Ruth: Are you going to look at Kinsella’s version of An Táin?

Iain: I’m reading Kieran Carson’s, that’s the main one and I’m starting to get the scholarship around it too but I find Carson’s is really good and he says he is building on Kinsella’s. I think Kinsella’s is obviously the classic, the go-to now.

Ruth: It’s tricky though because there are so many narratives going on at the one time.

Iain:
Yeah, there’s a lot of lists of people who have just been killed and so some of the challenge is to figure out what the three act structure is with that.

Ruth: And the short for April?

Iain: That’s going to be a comedy about a woman who loans her high end espresso machine to a friend’s girlfriend and they break up and she has to get it back. It’s a small three-hander and we’re going to shoot it over a couple of days in April.

Ruth: So with the Gaidhlig screenwriting, did you express the story outline in a different media like sketching or painting first before you put words to it?

Iain: No, I usually write a lot of notes before I start writing a screenplay and then when I’ve figure things out (at least figure them out as much as I do) I start writing. And because I have a background in writing television, which is usually written very quickly, I can write fast. So when I do know where it’s going I tend to get there fast. I’m not saying that’s always good but that’s what happens.

Ruth: Did you notice much difference in your creative process when you were building the story and its characters for the Gaidhlig screenplay?

Iain: For the script that we’ll be filming this April (An Inneal-Espresso) I actually wrote it in English and intended to shoot it in English when I did. It was only when I decided to make a film in Gaidhlig and I started thinking what that story might be, that it crossed my mind to make the, formerly titled The Espresso Machine, in Gaidhlig. I wanted to make my first Gaidhlig film something manageable and given the scale of the English script it felt like the best bet. So I did a bit of a butcher job on a translation (I’d like to think of myself as a low intermediate but I’m probably still an advanced beginner as a learner) and I’m now having it looked at by someone who knows what they’re doing.

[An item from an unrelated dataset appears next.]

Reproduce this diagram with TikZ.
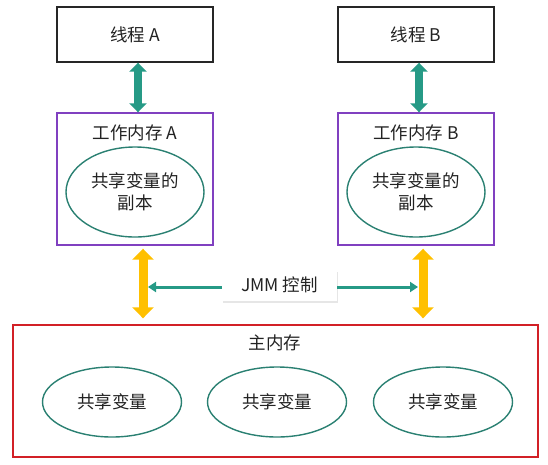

“We need to keep making movies and they need to be good and they need to make a 14 year-old who is being teased or pressured by forces seen and unseen to not use their language to say “no, fuck that, this is my language and I’m using it”.”

I actually kind of like the fact this project wasn’t intended to be made in Gaidhlig initially. I was telling someone my plans the other day and they said, “that doesn’t sound Gaidhlig” but what does that even mean? I’m not knocking what anyone else has done, especially as I’m a learner, but the messaging that Gaidhlig can only be, and I’m talking in a Nova Scotian context now, linked to fiddle music and people looking dour and lamenting Culloden? Yeah, not interested. That’s so limiting and insulting. You can only be that thing and if you aren’t it you’re not Gaidhlig? Uh…what?? I actually don’t like milling frolics. There I said it. By all means have them but our language should not exist in a museum. That way lies death. There are any number of ways to be Gaidhlig. I realise it isn’t fair to compare the situation to English but no one would ever think “oh you’re making an ‘English-language’ movie — well it better be this certain way or else”. Jane Austen and Jimothy Lacoste are equally English. Well one is dead…but you know what I mean.

I feel some kind of rough fluency will probably happen in the next couple years but I don’t imagine I will ever write in Gaidhlig first (though I’m open to it). English is just so much faster for me and it always will be. You can’t translate word for word, idea for idea, but I’d rather a film in Gaidhlig written originally in English than no film in Gaidhlig. The important thing is to make more movies, to normalise the language both for people inside and outside the community.

“…the messaging that Gaidhlig can only be, and I’m talking in a Nova Scotian context now, linked to fiddle music and people looking dour and lamenting Culloden? Yeah, not interested. That’s so limiting and insulting. By all means have them but our language should not exist in a museum. That way lies death.”

Ruth: Can you talk a bit about your plans for a music score and what influence the language might have on it or whether it is the story that will colour the choice of music?

Iain: Music is so important but working in the world I often have (shoestring) it’s, well it’s not an afterthought, but it’s just difficult to either get rights or pay for score. I’ve had score done different times and I’ve always been happy with the results but when you have very little money you’re not having the number of conversations with composers or re-dos you’d obviously get with a proper budget. I’ve actually thought about learning piano so I could do it myself but that doesn’t seem like a practical fix. Along the lines of what I said about Gaidhlig not existing in a cultural ghetto I can’t see the score being fiddle music.

Ruth: Where would you like to see Gaidhlig film making develop in the future?

Iain: In general I just want there to be many, many more films. And all kinds of films. Musicals, comedies, neo-noirs, you name it. We need to keep making movies and they need to be good and they need to make a 14 year-old who is being teased or pressured by forces seen and unseen to not use their language to say “no, fuck that, this is my language and I’m using it”. Standing on the other side of language loss I can tell you, it isn’t pretty. When you’re two generations removed, your sense of loss is, if not more, certainly different. Anything that can halt that is good.

For myself I want to make as many films in Gaidhlig as I can and help other people do the same.